Plus généralement, Nicolas Garnier met en exergue ces objectifs législatifs qui restent lettre morte faute de mesures concrètes adoptées pour les atteindre. Et de prendre l’exemple de celui visant à "réduire de 50% d’ici à 2030 le nombre de bouteilles en plastique à usage unique pour boissons mises sur le marché" posé par la loi Agec, qui ne sera selon lui pas respecté. Comme ne le sera vraisemblablement pas non plus l’objectif d’un taux de collecte pour recyclage de ces mêmes bouteilles de 77% en 2025 et de 90% en 2029, fixé par cette même loi. Compromise également, l’atteinte d’un taux de collecte séparée de ces bouteilles de 80% (en poids) en 2026 qu’exige le nouveau règlement Emballages de l’Union européenne (voir notre article du 5 mars 2024), publié ce 22 janvier au Journal officiel de l’UE, pour qu’un État membre puisse être exempté de la mise en place d’un système de "fausse" consigne de ces bouteilles. Chez Amorce, on n’est pas loin de penser que l’État parie sur "un pourrissement de la situation" qui rendrait cette "fausse consigne" inéluctable. "Christophe Béchu s’était fermement opposé à cette dernière (voir notre article du 28 septembre 2023). On attend toujours la position d’Agnès Pannier-Runacher sur cette question", pointe Nicolas Garnier, en soulignant par ailleurs le "besoin d’avoir une ministre qui porte l’ambition de l’économie circulaire du pays".

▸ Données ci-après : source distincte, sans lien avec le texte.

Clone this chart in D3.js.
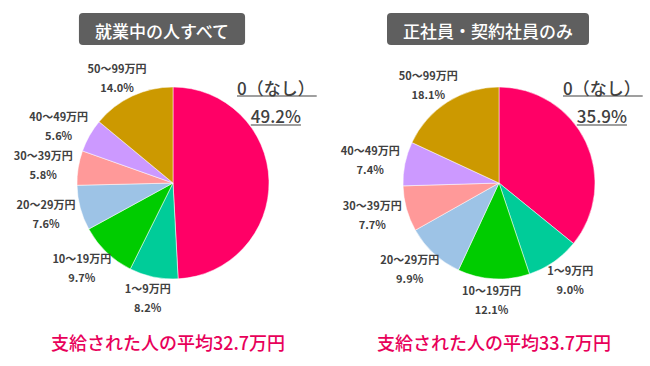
<!DOCTYPE html>
<html><head><meta charset="utf-8">
<script src="https://cdn.jsdelivr.net/npm/d3@7"></script>
<style>
html,body{margin:0;padding:0;background:#fff;}
svg{display:block;font-family:"Noto Sans CJK JP","Noto Sans",sans-serif;}
</style></head>
<body>
<svg id="chart" width="650" height="366"></svg>
<script>
const categories = ["0（なし）","1～9万円","10～19万円","20～29万円","30～39万円","40～49万円","50～99万円"];
const allWorkers = [49.2, 8.2, 9.7, 7.6, 5.8, 5.6, 14.0];
const regularWorkers = [35.9, 9.0, 12.1, 9.9, 7.7, 7.4, 18.1];
const titles = ["就業中の人すべて", "正社員・契約社員のみ"];
const averages = [32.7, 33.7];
const colors = ["#ff0066","#00cc99","#00cc00","#9dc3e6","#ff9999","#cc99ff","#cc9900"];

const svg = d3.select("#chart");
const panels = [
  {title: titles[0], values: allWorkers, avg: averages[0], cx: 173},
  {title: titles[1], values: regularWorkers, avg: averages[1], cx: 499}
];
const cy = 183, r = 96;
const color = d3.scaleOrdinal().domain(categories).range(colors);
const pie = d3.pie().sort(null).value(d => d.v);
const arc = d3.arc().innerRadius(0).outerRadius(r);

panels.forEach(p => {
  const g = svg.append("g");
  // title box
  const tg = g.append("g");
  const tt = tg.append("text").attr("x", p.cx - 11).attr("y", 30)
    .attr("text-anchor","middle").attr("dominant-baseline","central")
    .attr("fill","#fff").attr("font-size",17).attr("font-weight",500).text(p.title);
  const tb = tt.node().getBBox();
  tg.insert("rect","text").attr("x", tb.x - 16).attr("y", 13)
    .attr("width", tb.width + 32).attr("height", 32).attr("rx", 4).attr("fill","#5f5f5f");

  const data = categories.map((c,i) => ({c, v: p.values[i]}));
  const arcs = pie(data);
  const pg = g.append("g").attr("transform", `translate(${p.cx},${cy})`);
  pg.selectAll("path").data(arcs).join("path")
    .attr("d", arc).attr("fill", d => color(d.data.c))
    .attr("stroke","#fff").attr("stroke-width",0.5);

  // outside labels
  arcs.forEach((a,i) => {
    if (i === 0) return;
    const ang = (a.startAngle + a.endAngle) / 2;
    const lg = g.append("g").attr("fill","#404040").attr("font-size",11).attr("font-weight",700);
    const t1 = lg.append("text").attr("text-anchor","middle").attr("dominant-baseline","central").text(a.data.c);
    const t2 = lg.append("text").attr("text-anchor","middle").attr("dominant-baseline","central").text(a.data.v.toFixed(1) + "%");
    const w = Math.max(t1.node().getBBox().width, t2.node().getBBox().width);
    const h = 30, gap = 6;
    const x = p.cx + Math.sin(ang) * (r + gap + w / 2);
    const y = cy - Math.cos(ang) * (r + gap + h / 2);
    t1.attr("x", x).attr("y", y - 9.5);
    t2.attr("x", x).attr("y", y + 9.5);
  });

  // big label for first slice
  const a0 = arcs[0];
  const bl = g.append("g").attr("fill","#404040").attr("font-size",17).attr("font-weight",500);
  const b1 = bl.append("text").attr("x", p.cx + 64).attr("y", cy - 96)
    .attr("dominant-baseline","central").text(a0.data.c);
  const bb1 = b1.node().getBBox();
  const mx = bb1.x + bb1.width / 2;
  const b2 = bl.append("text").attr("x", mx).attr("y", cy - 68)
    .attr("text-anchor","middle").attr("dominant-baseline","central").text(a0.data.v.toFixed(1) + "%");
  const bb2 = b2.node().getBBox();
  bl.append("line").attr("x1", bb1.x).attr("x2", bb1.x + bb1.width + 2)
    .attr("y1", cy - 87).attr("y2", cy - 87).attr("stroke","#404040").attr("stroke-width",1.2);
  bl.append("line").attr("x1", bb2.x).attr("x2", bb2.x + bb2.width)
    .attr("y1", cy - 58).attr("y2", cy - 58).attr("stroke","#404040").attr("stroke-width",1.2);

  // footer
  g.append("text").attr("x", p.cx - 5).attr("y", 342).attr("text-anchor","middle")
    .attr("dominant-baseline","central").attr("fill","#e8005a")
    .attr("font-size",18).attr("font-weight",500)
    .text("支給された人の平均" + p.avg.toFixed(1) + "万円");
});
</script>
</body></html>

… accusé de s’enrichir sur la bête

Pis, le délégué général en vient même à se demander si "l’État n’aurait pas intérêt" à ce que les dispositions de la loi Agec restent lettre morte. Il souligne ainsi qu’avec une taxe générale sur les activités polluantes (TGAP) dont les recettes tutoient désormais le milliard d’euros, "l’État est le grand gagnant" du dispositif. D’autant que ce qu’il gagne d’un côté, il ne le reverse guère de l’autre : "Jamais la TGAP n’aura rapporté autant. Et jamais le fonds Économie circulaire n’a été aussi peu doté", observe Nicolas Garnier. À l’heure où le gouvernement fait flèche de tout bois pour tenter de résorber une dette abyssale, l’argument n’est pas sans portée.